[Collected data]:
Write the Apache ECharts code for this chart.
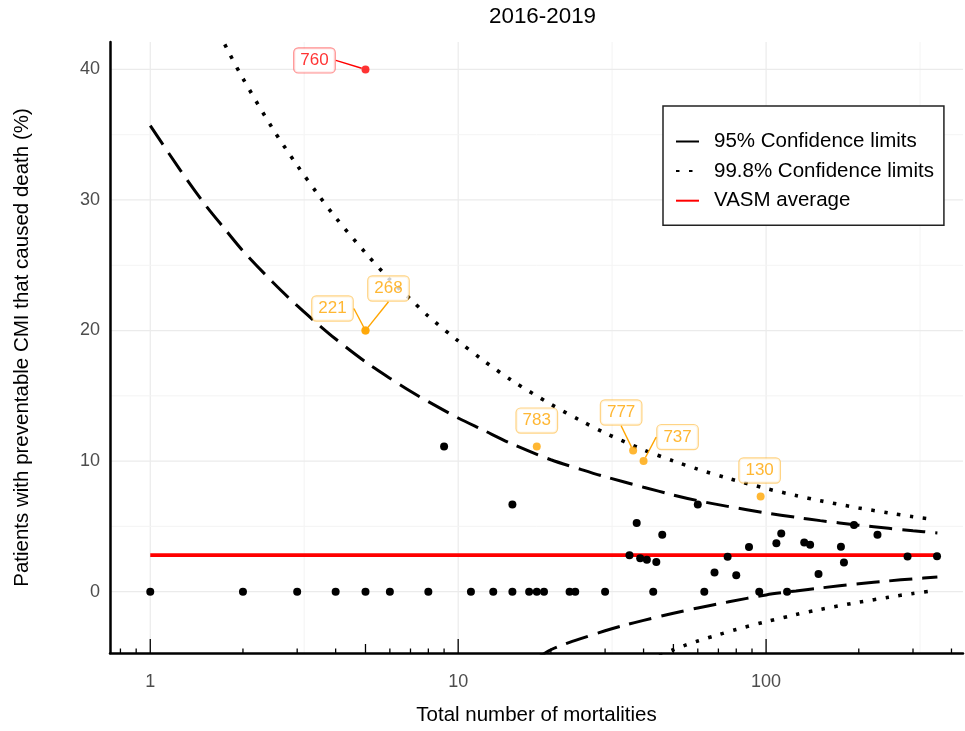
<!DOCTYPE html>
<html><head><meta charset="utf-8">
<script src="https://cdn.jsdelivr.net/npm/echarts@6.0.0/dist/echarts.min.js"></script>
<style>html,body{margin:0;padding:0;background:#fff}#c{width:965px;height:731px}</style>
</head><body><div id="c"></div>
<script>
// ---------- texts ----------
const titleText = '2016-2019';
const xTitle = 'Total number of mortalities';
const yTitle = 'Patients with preventable CMI that caused death (%)';
const name95 = '95% Confidence limits';
const name998 = '99.8% Confidence limits';
const nameAvg = 'VASM average';

// ---------- units (black points) ----------
const mortalities = [1,2,3,4,5,6,8,11,13,15,17,18,19,23,24,30,43,63,95,117,
  9,15,36,38,39,41,44,46,60,68,75,80,88,108,112,133,139,148,175,179,193,230,288,359];
const percentages = [0,0,0,0,0,0,0,0,0,0,0,0,0,0,0,0,0,0,0,0,
  11.11,6.67,2.78,5.26,2.56,2.44,2.27,4.35,6.67,1.47,2.67,1.25,3.41,3.70,4.46,3.76,3.60,1.35,3.43,2.23,5.10,4.35,2.70,2.72];

// ---------- flagged units ----------
const flaggedIds = ['760','221','268','783','777','737','130'];
const flaggedMortalities = [5,5,5,18,37,40,96];
const flaggedPercentages = [40,20,20,11.11,10.81,10.0,7.29];
const flaggedBeyond = ['99.8%','95%','95%','95%','95%','95%','95%'];

// ---------- VASM average ----------
const vasmAverage = 2.8;
const vasmRange = [1, 360];

// ---------- confidence limits ----------
const ci95UpperN = [1,1.25,1.5,1.75,2,2.5,3,3.5,4,5,6,7,8,10,12,15,20,25,30,40,50,60,75,100,125,150,200,250,300,360];
const ci95UpperP = [35.7,32.3,29.7,27.75,26.1,23.7,21.9,20.5,19.35,17.6,16.35,15.35,14.55,13.3,12.4,11.3,10.1,9.37,8.8,8.0,7.4,6.97,6.53,6.03,5.69,5.44,5.09,4.85,4.67,4.5];
const ci95LowerN = [18,20,22,25,30,35,40,50,60,75,100,125,150,200,250,300,360];
const ci95LowerP = [-5.1,-4.45,-4.05,-3.6,-3.0,-2.55,-2.2,-1.65,-1.25,-0.8,-0.25,0.05,0.28,0.6,0.82,0.98,1.12];
const ci998UpperN = [1.6,1.8,2,2.5,3,3.5,4,5,6,7,8,10,12,15,20,25,30,40,50,60,75,100,125,150,200,250,300,350];
const ci998UpperP = [43.7,41.3,39.3,35.45,32.65,30.45,28.65,25.95,23.9,22.4,21.1,19.2,17.75,16.15,14.35,13.1,12.15,10.86,10.01,9.38,8.69,7.9,7.36,6.96,6.41,6.03,5.74,5.53];
const ci998LowerN = [45,50,55,60,70,80,100,125,150,200,250,300,350];
const ci998LowerP = [-4.9,-4.45,-4.08,-3.78,-3.3,-2.9,-2.3,-1.76,-1.36,-0.81,-0.43,-0.14,0.07];

// ---------- axes ----------
const xMin = 0.74, xMax = 436;
const yMin = -4.7, yMax = 42.1;
const xTickLabels = [1, 10, 100];
const xTickValues = [0.8,0.9,1,2,3,4,5,6,7,8,9,10,20,30,40,50,60,70,80,90,100,200,300,400];
const xMajorGrid = [1, 10, 100];
const xMinorGrid = [3.162, 31.62, 316.2];
const yMajorGrid = [0, 10, 20, 30, 40];
const yMinorGrid = [5, 15, 25, 35];

// ---------- layout of the flagged labels (pixel shifts) ----------
const labelShifts = [[-51,-9],[-33,-22],[23,-42],[0,-26],[-12,-38],[34,-24],[-1,-26]];
const labelLineShown = [true,true,true,false,true,true,false];

const zip = (a, b) => a.map((v, i) => [v, b[i]]);
const FONT = 'Liberation Sans';

const gridData = [];
xMajorGrid.forEach(v => gridData.push([v, 0, 0, 0]));
xMinorGrid.forEach(v => gridData.push([v, 0, 0, 1]));
yMajorGrid.forEach(v => gridData.push([1, v, 1, 0]));
yMinorGrid.forEach(v => gridData.push([1, v, 1, 1]));

function isPow10(v){ const l = Math.log10(v); return Math.abs(l - Math.round(l)) < 1e-6; }
function isFive(v){ const l = Math.log10(v / 5); return Math.abs(l - Math.round(l)) < 1e-6; }

const flaggedData = flaggedIds.map((id, i) => {
  const red = flaggedBeyond[i] === '99.8%';
  const c = red ? '#FF0000' : '#FFA500';
  return {
    value: [flaggedMortalities[i], flaggedPercentages[i]],
    name: id,
    itemStyle: { color: c },
    label: { color: c, borderColor: red ? 'rgba(255,0,0,0.55)' : 'rgba(255,165,0,0.6)' },
    labelLine: { show: labelLineShown[i], lineStyle: { color: c, width: 1.4 } }
  };
});

const chart = echarts.init(document.getElementById('c'), null, { renderer: 'canvas' });
chart.setOption({
  animation: false,
  backgroundColor: '#fff',
  textStyle: { fontFamily: FONT },
  title: {
    text: titleText, left: 489, top: 6, padding: 0,
    textStyle: { fontFamily: FONT, fontSize: 22.4, fontWeight: 'normal', color: '#000' }
  },
  grid: { left: 110, right: 2, top: 42, bottom: 73, containLabel: false },
  legend: {
    data: [name95, name998, nameAvg],
    orient: 'vertical', left: 663, top: 106,
    padding: [25, 10, 14, 12],
    itemWidth: 23, itemHeight: 14, itemGap: 8.6,
    backgroundColor: '#fff', borderColor: '#222', borderWidth: 1.5, borderRadius: 0,
    selectedMode: false,
    itemStyle: { opacity: 0 },
    textStyle: { fontFamily: FONT, fontSize: 20.5, lineHeight: 20, color: '#000', padding: [0, 0, 0, 10] }
  },
  xAxis: {
    type: 'log', logBase: 10, min: xMin, max: xMax,
    name: xTitle, nameLocation: 'middle', nameGap: 52,
    nameTextStyle: { fontFamily: FONT, fontSize: 20.5, color: '#000' },
    axisLine: { show: true, onZero: false, lineStyle: { color: '#000', width: 2.5 } },
    axisTick: { show: false },
    splitLine: { show: false },
    axisLabel: {
      margin: 20, fontFamily: FONT, fontSize: 18, color: '#4D4D4D',
      showMinLabel: false, showMaxLabel: false,
      formatter: v => {
        const hit = xTickLabels.find(t => Math.abs(t - v) / t < 1e-6);
        return hit !== undefined ? String(hit) : '';
      }
    }
  },
  yAxis: {
    type: 'value', min: yMin, max: yMax,
    name: yTitle, nameLocation: 'middle', nameGap: 77,
    nameTextStyle: { fontFamily: FONT, fontSize: 20.5, color: '#000' },
    axisLine: { show: true, lineStyle: { color: '#000', width: 2.5 } },
    axisTick: { show: false },
    splitLine: { show: false },
    axisLabel: {
      margin: 10, fontFamily: FONT, fontSize: 18, color: '#4D4D4D',
      formatter: v => (Math.abs(v / 10 - Math.round(v / 10)) < 1e-6 ? String(Math.round(v)) : '')
    }
  },
  series: [
    {
      type: 'custom', silent: true, z: 0,
      data: gridData,
      renderItem: (params, api) => {
        const cs = params.coordSys;
        const orient = api.value(2), kind = api.value(3);
        const style = { stroke: kind === 0 ? '#EBEBEB' : '#F4F4F4', lineWidth: kind === 0 ? 1.2 : 1 };
        const p = api.coord([api.value(0), api.value(1)]);
        if (orient === 0) return { type: 'line', shape: { x1: p[0], y1: cs.y, x2: p[0], y2: cs.y + cs.height }, style };
        return { type: 'line', shape: { x1: cs.x, y1: p[1], x2: cs.x + cs.width, y2: p[1] }, style };
      }
    },
    { name: name95, type: 'line', data: zip(ci95UpperN, ci95UpperP), symbol: 'none', smooth: 0.3, silent: true,
      lineStyle: { color: '#000', width: 3, type: [23, 10] }, z: 2 },
    { name: name95, type: 'line', data: zip(ci95LowerN, ci95LowerP), symbol: 'none', smooth: 0.3, silent: true,
      lineStyle: { color: '#000', width: 3, type: [23, 10] }, z: 2 },
    { name: name998, type: 'line', data: zip(ci998UpperN, ci998UpperP), symbol: 'none', smooth: 0.3, silent: true,
      lineStyle: { color: '#000', width: 3.6, type: [3.5, 9.5] }, z: 2 },
    { name: name998, type: 'line', data: zip(ci998LowerN, ci998LowerP), symbol: 'none', smooth: 0.3, silent: true,
      lineStyle: { color: '#000', width: 3.6, type: [3.5, 9.5] }, z: 2 },
    { name: nameAvg, type: 'line', data: vasmRange.map(n => [n, vasmAverage]), symbol: 'none', silent: true,
      lineStyle: { color: '#FF0000', width: 3.6 }, z: 3 },
    { type: 'scatter', data: zip(mortalities, percentages), symbol: 'circle', symbolSize: 8, silent: true,
      itemStyle: { color: '#000', opacity: 1 }, z: 4 },
    {
      type: 'scatter', data: flaggedData, symbol: 'circle', symbolSize: 8, silent: true, z: 10,
      label: {
        show: true, position: 'inside', formatter: p => p.name,
        fontFamily: FONT, fontSize: 17, lineHeight: 18,
        backgroundColor: '#fff', borderWidth: 1.2, borderRadius: 4, padding: [4, 6, 2, 6]
      },
      labelLine: { show: true, lineStyle: { width: 1.4 } },
      labelLayout: p => ({ dx: labelShifts[p.dataIndex][0], dy: labelShifts[p.dataIndex][1] })
    },
    {
      type: 'custom', silent: true, z: 6,
      data: xTickValues.map(v => [v, 0]),
      renderItem: (params, api) => {
        const cs = params.coordSys;
        const v = api.value(0);
        const len = isPow10(v) ? 14 : (isFive(v) ? 9 : 4.5);
        const x = api.coord([v, 0])[0];
        const yb = cs.y + cs.height;
        return { type: 'line', shape: { x1: x, y1: yb, x2: x, y2: yb - len }, style: { stroke: '#000', lineWidth: 1.3 } };
      }
    }
  ]
});
</script></body></html>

[Your goal]: Exactly as written, please give again the lines from the beginning of the listing through the line containing "const vasmRange = [1, 360];", inclusive, without any pictures.

[Output below]:
Write the Apache ECharts code for this chart.
<!DOCTYPE html>
<html><head><meta charset="utf-8">
<script src="https://cdn.jsdelivr.net/npm/echarts@6.0.0/dist/echarts.min.js"></script>
<style>html,body{margin:0;padding:0;background:#fff}#c{width:965px;height:731px}</style>
</head><body><div id="c"></div>
<script>
// ---------- texts ----------
const titleText = '2016-2019';
const xTitle = 'Total number of mortalities';
const yTitle = 'Patients with preventable CMI that caused death (%)';
const name95 = '95% Confidence limits';
const name998 = '99.8% Confidence limits';
const nameAvg = 'VASM average';

// ---------- units (black points) ----------
const mortalities = [1,2,3,4,5,6,8,11,13,15,17,18,19,23,24,30,43,63,95,117,
  9,15,36,38,39,41,44,46,60,68,75,80,88,108,112,133,139,148,175,179,193,230,288,359];
const percentages = [0,0,0,0,0,0,0,0,0,0,0,0,0,0,0,0,0,0,0,0,
  11.11,6.67,2.78,5.26,2.56,2.44,2.27,4.35,6.67,1.47,2.67,1.25,3.41,3.70,4.46,3.76,3.60,1.35,3.43,2.23,5.10,4.35,2.70,2.72];

// ---------- flagged units ----------
const flaggedIds = ['760','221','268','783','777','737','130'];
const flaggedMortalities = [5,5,5,18,37,40,96];
const flaggedPercentages = [40,20,20,11.11,10.81,10.0,7.29];
const flaggedBeyond = ['99.8%','95%','95%','95%','95%','95%','95%'];

// ---------- VASM average ----------
const vasmAverage = 2.8;
const vasmRange = [1, 360];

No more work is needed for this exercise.